On Catalyst 6500/6000 Switches, there are two CPUs. One CPU is the supervisor engine CPU, which is called the Network Management Processor (NMP) or the Switch Processor (SP). The other CPU is the Layer 3 routing engine CPU, which is called the MSFC or the Route Processor (RP).

The SP CPU performs functions that include:

  • Assists in MAC address learning and aging

    Note: MAC address learning is also called path setup.

  • Runs protocols and processes that provide network control

    Examples include Spanning Tree Protocol (STP), Cisco Discovery Protocol (CDP), VLAN Trunk Protocol (VTP), Dynamic Trunking Protocol (DTP), and Port Aggregation Protocol (PAgP).

  • Handles network management traffic that is destined to the CPU of the switch

    Examples include Telnet, HTTP, and Simple Network Management Protocol (SNMP) traffic.

The RP CPU performs functions that include:

  • Builds and updates the Layer 3 routing and Address Resolution Protocol (ARP) tables

  • Generates the Cisco Express Forwarding (CEF) Forwarding Information Base (FIB) and adjacency tables, and downloads the tables into the Policy Feature Card (PFC)

  • Handles network management traffic that is destined to the RP

    Examples include Telnet, HTTP, and SNMP traffic.

Situations and Features That Trigger Traffic to Go to Software

Packets That Are Destined to the Switch

Any packet that is destined to the switch goes to software. Such packets include:

  • Control packets

    Control packets are received for STP, CDP, VTP, Hot Standby Router Protocol (HSRP), PAgP, Link Aggregation Control Protocol (LACP), and UniDirectional Link Detection (UDLD).

  • Routing protocol updates

    Examples of these protocols are Routing Information Protocol (RIP), Enhanced Interior Gateway Routing Protocol (EIGRP), Border Gateway Protocol (BGP), and Open Shortest Path First Protocol (OSPF Protocol).

  • SNMP traffic that is destined to the switch

  • Telnet and Secure Shell Protocol (SSH) traffic to the switch.
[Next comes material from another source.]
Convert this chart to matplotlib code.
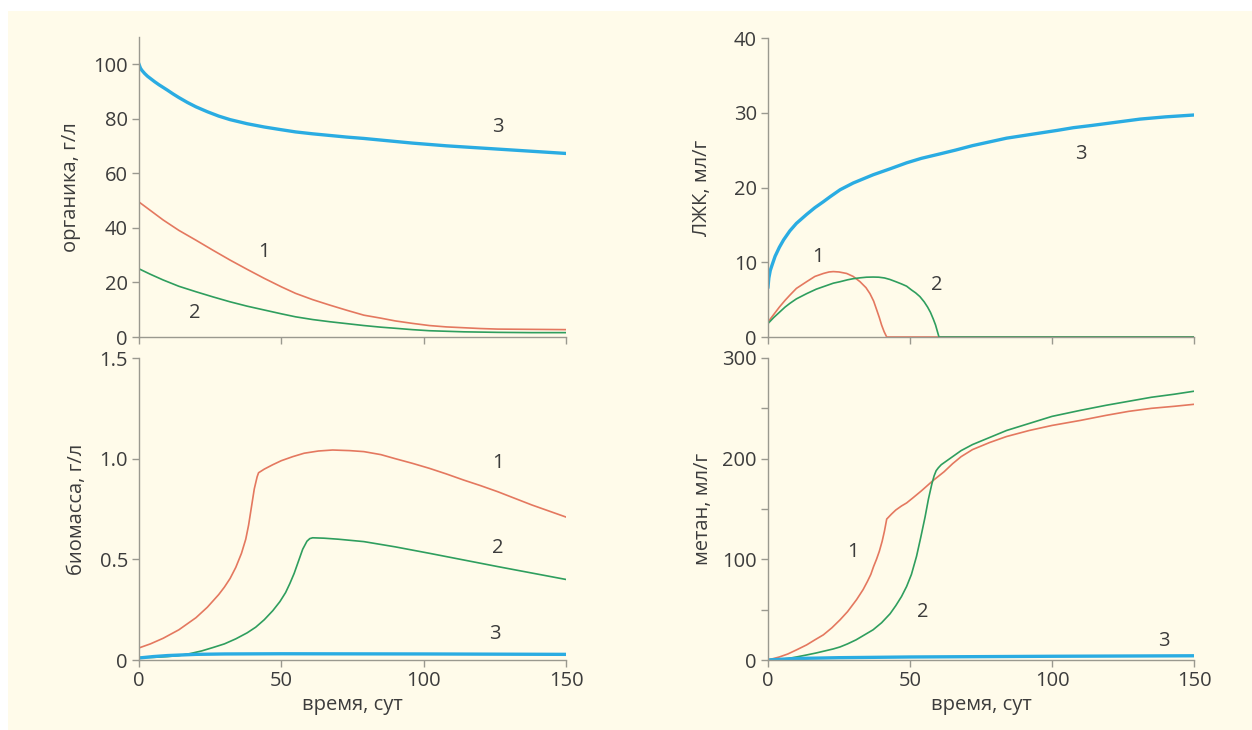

    High CPU ultilization due to SSH is seen as:

    00:30:50.793 SGT Tue Mar 20 2012
    
    CPU utilization for five seconds: 83%/11%; one minute: 15%; five minutes: 8%
    
     PID Runtime(ms)   Invoked      uSecs   5Sec   1Min   5Min TTY Process 
    
       3        6468      8568        754 69.30%  7.90%  1.68%   1 SSH Process
    

    Include these commands in the EEM script in order to verify the number of SSH sessions established when the CPU goes high:

  • ARP responses to ARP requests

Packets and Conditions That Require Special Processing

This list provides specific packet types and conditions that force packets to be handled in software:

  • Packets with IP options, an expired Time to Live (TTL), or non-Advanced Research Projects Agency (ARPA) encapsulation

  • Packets with special handling, such as tunneling

  • IP fragmentation

  • Packets that require Internet Control Message Protocol (ICMP) messages from the RP or SP

  • Maximum transmission unit (MTU) check failure

  • Packets with IP errors, which include IP checksum and length errors

  • If the input packets return a bit error (such as the single-bit error (SBE)), the packets are sent to the CPU for software processing and are corrected. The system allocates a buffer for them and uses the CPU resource to correct it.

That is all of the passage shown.